5 de janeiro de 2021

Contando vantagem

 

Nelson Rodrigues é um dos personagens mais citados neste blog. 

O  festejado dramaturgo tinha uma pinimba com Helder Câmara, então cardeal arcebispo de Olinda e Recife, pela oposição deste último aos governos militares. 

Helder Câmara era o "padre de passeata", o "cardeal vermelho", o interlocutor com o sobrenatural. 

Em suas crônicas deliciosas, fossem sobre o cotidiano das pessoas, retratando a vida como ela era, na sua visão, fossem sobre o futebol, fossem as de cunho político, seu estilo irreverente, irônico, mordaz sempre estava presente.

Frasista emérito, cunhou sentenças que são referidas ad nauseam até por  quem jamais leu ou assistiu a encenação de uma de suas peças, como políticos, magistrados, sociólogos e até mesmo outros cronistas menos cotados. Veja exemplos ilustrativos.

A intenção aqui era aludir a uma das suas crônicas em especial na qual se permitiu  realizar entrevista imaginária (claro provocativa). Fácil avinhar quem seria o entrevistado.  Quem senão o cardeal que ele rotulava de comunista. 

Entretanto, no correr da pena (como se dizia em tempos idos), melhor dizendo no urso da digitação do texto, lembrei-me de um episódio (real e comprovável), quando incorporei o espírito do Nelson, não na verve mas no estilo, num processo judicial, e logrei êxito ao fim e ao cabo.

O objeto da ação era reparação material por não conformidades observadas em construção de edifício residencial, em outras palavras obra entregue em desacordo - parcial - com projeto e plantas.

O que se exigia da construtora era reparar o que não foi bem executado ou indenizar pelo valor correspondente ao custo do conserto.

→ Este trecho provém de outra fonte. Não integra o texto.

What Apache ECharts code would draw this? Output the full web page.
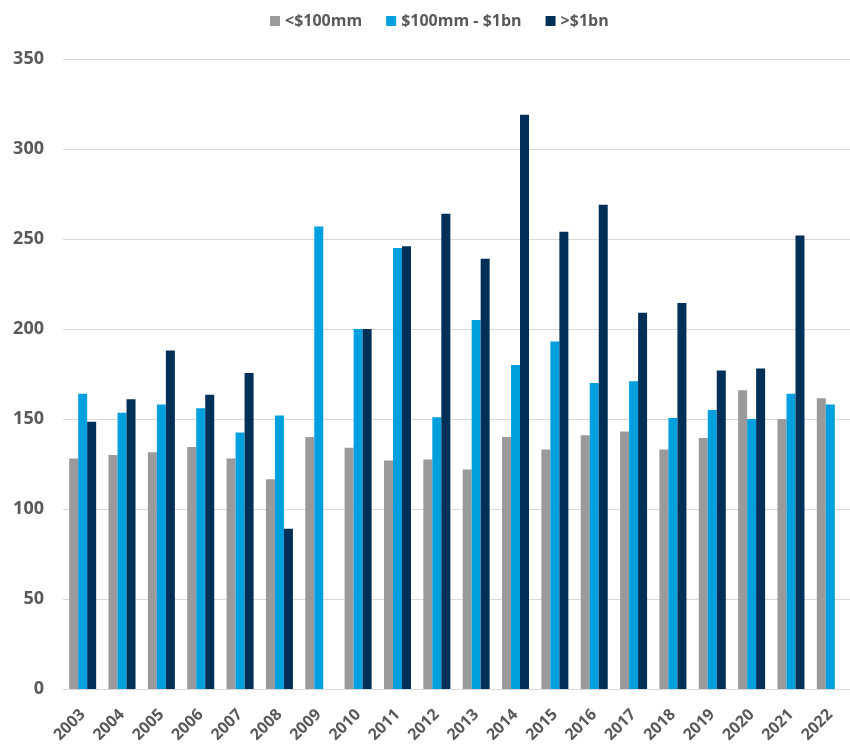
<!DOCTYPE html>
<html>
<head>
<meta charset="utf-8">
<script src="https://cdn.jsdelivr.net/npm/echarts@6/dist/echarts.min.js"></script>
<style>html,body{margin:0;padding:0;background:#fff}#chart{width:850px;height:748px}</style>
</head>
<body>
<div id="chart"></div>
<script>
const categories = ['2003','2004','2005','2006','2007','2008','2009','2010','2011','2012','2013','2014','2015','2016','2017','2018','2019','2020','2021','2022'];
const seriesNames = ['<$100mm', '$100mm - $1bn', '>$1bn'];
const small = [128,130,131.5,134.5,128,116.5,140,134,127,127.5,122,140,133,141,143,133,139.5,166,150,161.5];
const mid = [164,153.5,158,156,142.5,152,257,200,245,151,205,180,193,170,171,150.5,155,150,164,158];
const large = [148.5,161,188,163.5,175.5,89,null,200,246,264,239,319,254,269,209,214.5,177,178,252,null];
const yTicks = {min:0, max:350, interval:50};

const colors = ['#9a9a9c', '#00a0df', '#002f58'];
const font = 'Open Sans';
const chart = echarts.init(document.getElementById('chart'));
chart.setOption({
  animation: false,
  color: colors,
  legend: {
    top: 8, left: 265,
    itemWidth: 10, itemHeight: 10, itemGap: 24,
    icon: 'rect',
    textStyle: {color: '#595959', fontWeight: 'bold', fontSize: 16, fontFamily: font}
  },
  grid: {left: 63, right: 0, top: 59, bottom: 59},
  xAxis: {
    type: 'category', data: categories,
    axisLine: {lineStyle: {color: '#d9d9d9'}},
    axisTick: {show: false},
    axisLabel: {rotate: 45, color: '#595959', fontWeight: 'bold', fontSize: 16, fontFamily: font, margin: 23, interval: 0}
  },
  yAxis: {
    type: 'value', min: yTicks.min, max: yTicks.max, interval: yTicks.interval,
    axisLine: {show: false}, axisTick: {show: false},
    splitLine: {lineStyle: {color: '#d9d9d9', width: 1}},
    axisLabel: {color: '#595959', fontWeight: 'bold', fontSize: 18, fontFamily: font, margin: 19}
  },
  series: [small, mid, large].map((d, i) => ({
    name: seriesNames[i], type: 'bar', data: d,
    barWidth: 9, barGap: '0%',
    itemStyle: {color: colors[i]}
  }))
});
</script>
</body>
</html>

Distribuída a ação, devidamente citada a construtora, por seus advogados, sustentou que as minhas alegações eram improcedentes, não correspondiam a verdade e que meu objetivo era denegrir a imagem dela, empresa.

Achei graça intimamente e tive a ideia que os deixou ainda mais fulos da vida com o processo. Peguei a afirmativa de que meu (nosso, pois agia em nome do cliente), objetivo era denegrir o nome da construtora e redigi a réplica inspirado no estilo do Nelson.

Veja, Excelência, como as coisas transcorreram no Condomínio/Autor: um grupo de condôminos que compraram na planta um apartamento num edifício que teria tais e quais características e padrão de qualidade, receberam as chaves de suas unidades habitacionais com pequenos problemas e o prédio com várias não conformidades.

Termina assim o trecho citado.